Но гнала от себя со смехом красавица неудачливых женихов, хохотала, выслушивая слова любви закалённых в боях витязей, и только песнетворцев одаривала звонкими серебряными пенязями, словно говорила: славьте же красу мою по всем землям.

Так, не ведая никакой кручины, окружённая вниманием, заботой, пылкими поклонниками, жила Мария, без волнения ожидая, когда подберёт ей родитель-боярин достойного жениха.

Тем временем Ходына стал тяготиться шумным теремом, всё чаще покидал он просторные хоромы и пропадал то в окрестных городках, то в сёлах. Он любил путешествовать по свету, каждое путешествие открывало ему что-то новое, неразгаданное, неведомое, он жадно впитывал это неведомое в себя и потом изливал его, преломлённое через свою душу, в ярких восхитительных творениях.

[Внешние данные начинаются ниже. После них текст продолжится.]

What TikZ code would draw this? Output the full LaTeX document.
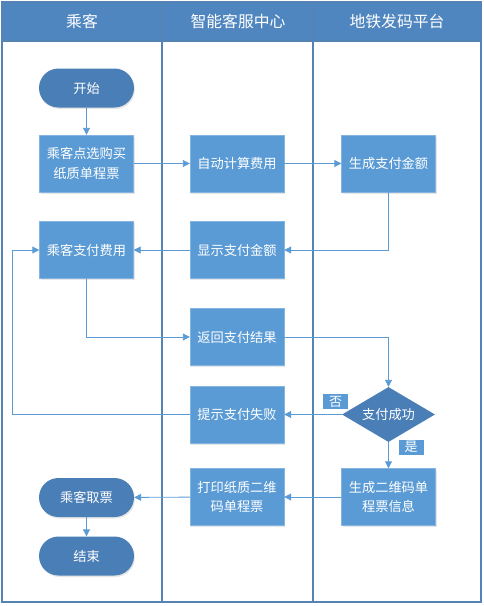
\documentclass[tikz,border=0pt]{standalone}
\usepackage{fontspec}
\newfontfamily\cjk{Noto Sans CJK SC}
\usetikzlibrary{arrows.meta,shapes.geometric,shadows}

\definecolor{laneblue}{HTML}{4F86BF}
\definecolor{boxblue}{HTML}{5B9BD5}
\definecolor{termblue}{HTML}{4A7EB7}
\definecolor{lineblue}{HTML}{5B9BD5}
\definecolor{framecol}{HTML}{5583B3}

\tikzset{
	proc/.style={rectangle, fill=boxblue, draw=boxblue!75!white, minimum width=94pt,
		minimum height=57pt, inner sep=2pt, text=white, align=center,
		font=\cjk\fontsize{13.2}{19.5}\selectfont,
		drop shadow={opacity=0.2, shadow xshift=1pt, shadow yshift=-1.5pt}},
	term/.style={rectangle, rounded corners=19.5pt, fill=termblue, minimum width=95pt,
		minimum height=39pt, text=white, font=\cjk\fontsize{13.2}{15}\selectfont,
		drop shadow={opacity=0.2, shadow xshift=1pt, shadow yshift=-1.5pt}},
	decide/.style={diamond, fill=termblue, inner sep=0pt, aspect=1.7, minimum width=93pt,
		minimum height=55pt, text=white, font=\cjk\fontsize{13.2}{15}\selectfont},
	tag/.style={rectangle, fill=boxblue, minimum width=25pt, minimum height=15pt,
		inner sep=0pt, text=white, font=\cjk\fontsize{13}{14}\selectfont},
	lanehead/.style={text=white, font=\cjk\fontsize{15.8}{18}\selectfont},
	flow/.style={draw=lineblue, line width=0.9pt, -{Triangle[length=7pt,width=7pt]}}
}

\begin{document}
\begin{tikzpicture}[x=1pt, y=-1pt]
	% параметры
	\def\L{2}     % левый край
	\def\R{481}   % правый край
	\def\T{2}     % верх
	\def\B{602}   % низ
	\def\Hh{41}   % низ шапки
	\def\Ca{86.5} % центры дорожек
	\def\Cb{237}
	\def\Cc{388.5}

	\useasboundingbox (0,0) rectangle (484,606);

	% шапка и дорожки
	\fill[laneblue] (\L,\T) rectangle (\R,\Hh);
	\draw[framecol, line width=1.6pt] (\L,\T) rectangle (\R,\B);
	\draw[framecol, line width=1.6pt] (\L,\Hh) -- (\R,\Hh);
	\draw[framecol, line width=1.6pt] (162,\T) -- (162,\B);
	\draw[framecol, line width=1.6pt] (313,\T) -- (313,\B);

	\node[lanehead] (headA) at (82,21.5) {乘客};
	\node[lanehead] (headB) at (238,21.5) {智能客服中心};
	\node[lanehead] (headC) at (397,21.5) {地铁发码平台};

	% узлы
	\node[term]   (start) at (\Ca,88)    {开始};
	\node[proc]   (pick)  at (\Ca,163.5) {乘客点选购买\\纸质单程票};
	\node[proc]   (calc)  at (\Cb,163.5) {自动计算费用};
	\node[proc]   (gen)   at (\Cc,163.5) {生成支付金额};
	\node[proc]   (pay)   at (\Ca,250)   {乘客支付费用};
	\node[proc]   (show)  at (\Cb,250)   {显示支付金额};
	\node[proc]   (ret)   at (\Cb,337)   {返回支付结果};
	\node[proc]   (fail)  at (\Cb,414.5) {提示支付失败};
	\node[decide] (ok)    at (\Cc,414.5) {支付成功};
	\node[proc]   (qr)    at (\Cc,497)   {生成二维码单\\程票信息};
	\node[proc]   (print) at (\Cb,497)   {打印纸质二维\\码单程票};
	\node[term]   (take)  at (\Ca,497.5) {乘客取票};
	\node[term]   (stop)  at (\Ca,556)   {结束};

	\coordinate (back) at (12,414.5);

	% связи
	\draw[flow] (start) -- (pick);
	\draw[flow] (pick) -- (calc);
	\draw[flow] (calc) -- (gen);
	\draw[flow] (gen.south) |- (show.east);
	\draw[flow] (show) -- (pay);
	\draw[flow] (pay.south) |- (ret.west);
	\draw[flow] (ret.east) -| (ok.north);
	\draw[flow] (ok.west) -- (fail.east);
	\draw[flow] (fail.west) -- (back) |- (pay.west);
	\draw[flow] (ok.south) -- (qr.north);
	\draw[flow] (qr) -- (print);
	\draw[flow] (print) -- (take);
	\draw[flow] (take) -- (stop);

	% подписи
	\node[tag] (no)  at (335.5,401.5) {否};
	\node[tag] (yes) at (411,447)     {是};
\end{tikzpicture}
\end{document}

Но всякий раз ноги как бы сами возвращали певца к заветному терему, где наливалась красотой, как спелое яблоко, незабвенная Мария. По одному ему ведомым тропам приходил Ходына к высокому крыльцу, чтобы снова и снова ударить по струнам. И тотчас из окошка выглядывало румяное лицо обрадованной Марии, белая рука приветливо махала ему шёлковым платочком, и тогда вся сгорала от нежности, восхищения, любви тонкая Ходынова душа…

В тот день Ходына опять возвращался к источнику своего небывалого вдохновения. Медленно брёл он с мягкой улыбкой на устах по крутому берегу Днепра, смотрел в синюю безбрежную даль и тихо шептал слова новой песни. Всё вокруг казалось ему раем. Все опасности пути, все войны, битвы, к которым он невольно оказывался причастным, остались где-то далеко в стороне, а перед мысленным взором его маячил один только прекрасный Марьин лик.

Вдруг Ходына услыхал невдалеке встревоженные негромкие голоса и беспокойно прислушался. Поднявшись на вершину холма, он увидел Марфу, которая вела к терему маленького сухонького старичка. Певец узнал старца – это был Агапит, монах Киево-Печерского монастыря. Отличался Агапит своим умением врачевать, собирал лекарственные травы, коренья и тем был славен по всей Руси. Единожды он излечил от тяжёлой болезни князя Владимира, когда уже даже знаменитый армянский лекарь предрёк ему смерть.

Ходына насторожился. Глубокая складка тревоги пробежала по его челу.

«Боже мой! Верно, с боярышней беда какая?!» – в страхе подумал он и опрометью ринулся к Марфе и Агапиту.

– Марфа, узнала ль ты меня?! Скажи, что стряслось?! Боярышня больна?! – в волнении выпалил он, догнав старую мамку.

– Вот бездельник, опять явился! – проворчала Марфа. – Боярышню нашу Господь здоровьем не обидел.